In the afternoon I meet a woman caught in the Housing Benefit alleged overpayment trap. This is a syndrome we councillors encounter pretty frequently, where someone shows us some letters, often referencing ludicrous amounts of money, and expect us to be able to explain them. I find them utterly incomprehensible, and experience tells me they are frequently incorrect but they often cause terrible anxiety and this one is a case in point. We alert the benefits people in the council who in my experience are outstandingly helpful and quick to react, so I’m hoping for a speedy explanation or change of this one.
In the evening it’s the Overview and Scrutiny Committee.

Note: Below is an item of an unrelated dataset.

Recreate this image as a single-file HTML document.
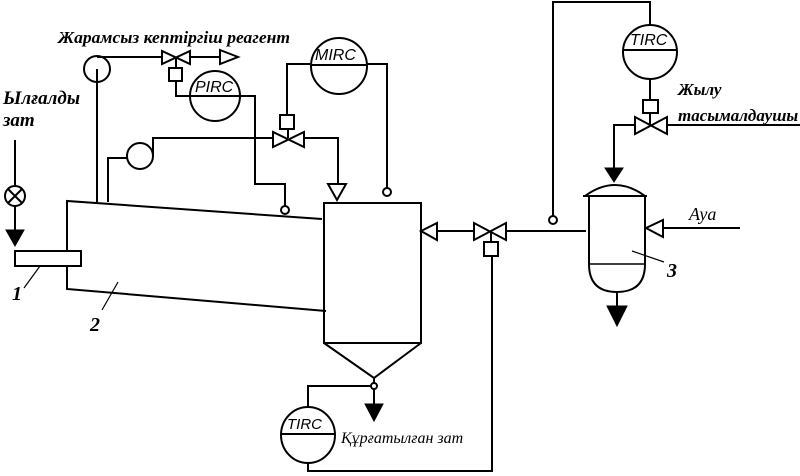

We reviewed the savings we have had to make in the grants made to Voluntary bodies. This is real judgment of Solomon stuff on the plates of the officers and cabinet members involved. We have no realistic option but to reduce spend, even though the needs have, if anything, increased but we can’t argue with the judgments that have been made, painful as many are. The idea is to focus on the areas of greatest need.
We are then updated on the library service: the good news is that there will be no closures of libraries and no reduction in opening hours, but despite the savings we will make from having the service in house rather than through Carillion, there will be some cost saving via staff restructuring though this is dwarfed by what we save in management charges, ICT and building maintenance. The other main topic is customer service performance: telephone answering took a hit in the third quarter last year arising from the change in waste collection and a huge increase in call volumes until it settled down, but it is on a good trend now and the new telephone system is leading to far less abandoned calls and shorter waiting times. Still a way to go but we’re getting there.
I had an email from one of my readers this week (yes, there is more than one, you are not alone) querying my use of the word segue in last week’s nonsense. A feller has to move with the times and in the 48 years since I left school I have endeavoured to use a new word or expression every year so segue is my word for 2018, following ‘salted caramel’ in 2017. Others from recent years include ‘subsidiarity’ and ‘Nintendo’ whilst others like ‘libero’ and – I hope – ‘brexit’ are just passing fads. Of course segue is a little dangerous because if you spell it in a different way – Segway – it can lead to falling over a cliff.
Anyway on Tuesday I was off to the House of Commons for a meeting of ‘Labour Together’ – a group led by Jon Cruddas MP that brings together MPs, councillors and academics to generate innovative approaches to politics, led obviously by the councillors. A chap at the front had shoulder length grey hair and I identified him as an academic, then proven by his presenting complicated slides with an American accent (him, not the slides). This was fascinating stuff but it went on a bit, meaning I missed not only the Goddards exhibition but a meeting at the Civic. However I did catch up with daughter so we could go see Darkest Hour at the cinema – pretty good I thought.
Wednesday afternoon I head out into Oxfordshire for a meeting of the heads of the five families. Don Corleone is not present, merely 5 ‘Dons’ or Chairs of the Credit unions who share a back office service company. Good meeting and we get to see how these country bumpkins live (involves a lot of mud). Busy day Thursday so I have been writing this on Wednesday night, in a break from tradition.